- Associated Press - Friday, January 6, 2017

HELENA, Mont. (AP) - Students who were awarded a Montana STEM scholarship will have to find another way to pay their tuition this spring as the program that was to be funded by lottery proceeds doesn’t have enough money to pay the awards.

State education officials say the Montana Lottery did not generate enough revenue to sustain the scholarship program, which was created by the 2015 Legislature as an incentive for high school students to get degrees in postsecondary fields related to science, technology, engineering, mathematics and health care. The scholarship fund received an initial appropriation of $400,000 and was to receive money each year from the lottery.

Students who had been awarded scholarships for this spring have been notified that the program has been halted.

Tyler Trevor, a deputy commissioner, said that in June 2016, the Office of the Commissioner of Higher Education believed it would receive $1.2 million from the lottery to fund the 2016-17 scholarships, and awarded scholarships based on that amount. However in July 2016, it learned the total funding for the year would only be $481,000.

Trevor said the department received only $120,000 from the lottery after an accounting error transferred the other $358,000 to the state’s general fund. The commission asked the House Appropriations Committee this week to transfer that money to the commissioner’s budget because it paid for most of the fall semester scholarships out of its operating budget.

In either case, there was not enough money for the promised spring scholarships.

In the fall of 2015, 400 students were awarded $1,000 scholarships - $500 for each semester.
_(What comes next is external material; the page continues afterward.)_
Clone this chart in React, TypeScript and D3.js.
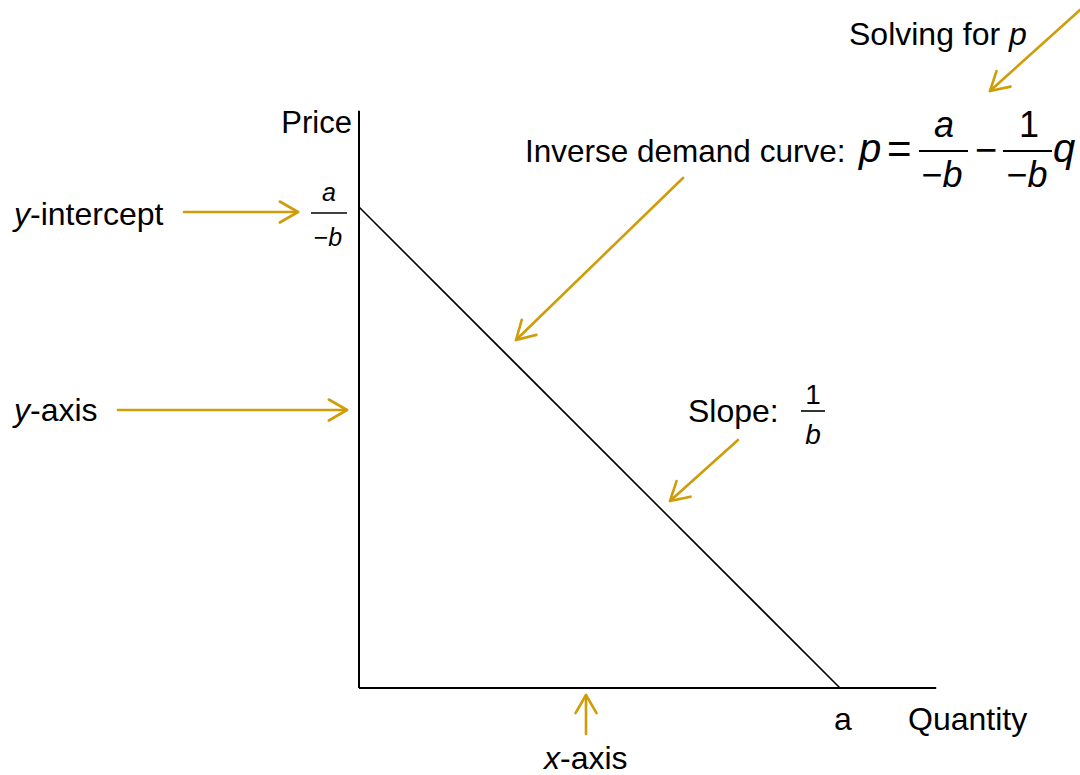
import React from "react";
import * as d3 from "d3";

// Data: linear inverse demand, price intercept a/(-b) normalised to 1, quantity intercept a normalised to 1
const demandPoints = [
  { q: 0, p: 1 },
  { q: 1, p: 0 },
];
const xDomain = [0, 1.2];
const yDomain = [0, 1.2];
const axisTitles = { x: "Quantity", y: "Price" };
const xTickLabel = "a";

// Annotation arrows (tail -> tip), layout in page pixels
const arrows = [
  { id: "solving", x1: 1080, y1: 10, x2: 990, y2: 91 },
  { id: "inverse", x1: 683, y1: 178, x2: 516, y2: 340 },
  { id: "yint", x1: 184, y1: 212, x2: 298, y2: 212 },
  { id: "yaxis", x1: 118, y1: 410, x2: 347, y2: 410 },
  { id: "slope", x1: 738, y1: 440, x2: 670, y2: 501 },
  { id: "xaxis", x1: 586, y1: 734, x2: 586, y2: 695 },
];

const W = 1080;
const H = 775;
const FONT = "'Liberation Sans', Arial, Helvetica, sans-serif";
const GOLD = "#CF9D0A";

function Arrow({ x1, y1, x2, y2 }: { x1: number; y1: number; x2: number; y2: number }) {
  const ang = Math.atan2(y1 - y2, x1 - x2);
  const L = 21;
  const spread = (30 * Math.PI) / 180;
  const b1 = [x2 + L * Math.cos(ang + spread), y2 + L * Math.sin(ang + spread)];
  const b2 = [x2 + L * Math.cos(ang - spread), y2 + L * Math.sin(ang - spread)];
  const line = d3.line();
  return (
    <g stroke={GOLD} strokeWidth={2.6} fill="none" strokeLinecap="round" strokeLinejoin="round">
      <path d={line([[x1, y1], [x2, y2]]) || ""} />
      <path d={line([b1 as [number, number], [x2, y2], b2 as [number, number]]) || ""} />
    </g>
  );
}

export default function App() {
  const x = d3.scaleLinear().domain(xDomain).range([359, 936.2]);
  const y = d3.scaleLinear().domain(yDomain).range([688, 110.8]);
  const demand = d3
    .line<{ q: number; p: number }>()
    .x((d) => x(d.q))
    .y((d) => y(d.p));

  const yInt = y(1);
  const qInt = x(1);

  return (
    <svg
      width={W}
      height={H}
      style={{ position: "absolute", left: 0, top: 0, background: "#fff" }}
      fontFamily={FONT}
    >
      <rect x={0} y={0} width={W} height={H} fill="#fff" />
      {/* axes */}
      <line x1={x(0)} x2={x(0)} y1={y(0)} y2={y(yDomain[1])} stroke="#000" strokeWidth={2} />
      <line x1={x(0)} x2={x(xDomain[1])} y1={y(0)} y2={y(0)} stroke="#000" strokeWidth={2} />
      {/* demand */}
      <path d={demand(demandPoints) || ""} stroke="#000" strokeWidth={1.6} fill="none" />

      {/* axis titles */}
      <text x={352} y={133} fontSize={31} textAnchor="end">{axisTitles.y}</text>
      <text x={908} y={730} fontSize={32}>{axisTitles.x}</text>
      <text x={qInt + 3} y={730} fontSize={32} textAnchor="middle">{xTickLabel}</text>

      {/* y-intercept fraction */}
      <text x={329} y={yInt - 6} fontSize={25} textAnchor="middle" fontStyle="italic">a</text>
      <line x1={311} x2={347} y1={yInt + 6} y2={yInt + 6} stroke="#000" strokeWidth={1.6} />
      <text x={328} y={yInt + 39} fontSize={25} textAnchor="middle">
        −<tspan fontStyle="italic">b</tspan>
      </text>

      {/* left labels */}
      <text x={14} y={225} fontSize={32}>
        <tspan fontStyle="italic">y</tspan>-intercept
      </text>
      <text x={14} y={421} fontSize={32}>
        <tspan fontStyle="italic">y</tspan>-axis
      </text>
      <text x={544} y={769} fontSize={32}>
        <tspan fontStyle="italic">x</tspan>-axis
      </text>

      {/* Solving for p */}
      <text x={849} y={45} fontSize={32}>
        Solving for <tspan fontStyle="italic">p</tspan>
      </text>

      {/* Inverse demand formula */}
      <text x={525} y={162} fontSize={31.5}>Inverse demand curve:</text>
      <text x={859} y={162} fontSize={40} fontStyle="italic">p</text>
      <text x={887} y={163} fontSize={42}>=</text>
      <line x1={919} x2={968} y1={151} y2={151} stroke="#000" strokeWidth={2} />
      <text x={944} y={137} fontSize={36} fontStyle="italic" textAnchor="middle">a</text>
      <text x={942} y={187} fontSize={36} textAnchor="middle">
        −<tspan fontStyle="italic">b</tspan>
      </text>
      <text x={986} y={163} fontSize={38} textAnchor="middle">−</text>
      <line x1={1003} x2={1052} y1={151} y2={151} stroke="#000" strokeWidth={2} />
      <text x={1029} y={137} fontSize={36} textAnchor="middle">1</text>
      <text x={1027} y={187} fontSize={36} textAnchor="middle">
        −<tspan fontStyle="italic">b</tspan>
      </text>
      <text x={1053} y={162} fontSize={40} fontStyle="italic">q</text>

      {/* Slope */}
      <text x={688} y={422} fontSize={32}>Slope:</text>
      <text x={813} y={404} fontSize={28} textAnchor="middle">1</text>
      <line x1={801} x2={825} y1={411} y2={411} stroke="#000" strokeWidth={1.6} />
      <text x={813} y={444} fontSize={28} fontStyle="italic" textAnchor="middle">b</text>

      {/* arrows */}
      {arrows.map((a) => (
        <Arrow key={a.id} x1={a.x1} y1={a.y1} x2={a.x2} y2={a.y2} />
      ))}
    </svg>
  );
}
This fall, 250 of those students met the requirements to get a $2,000 scholarship for the 2016-17 school year but have since been told they won’t get their $1,000 for the spring semester.

Another 500 students were told this fall they would receive $500 scholarships for their freshman year in college, but there is not enough money to award the $250 they were to receive this spring.

Trevor said he believes the fund should be allowed to accumulate money for a time so the scholarship program is sustainable.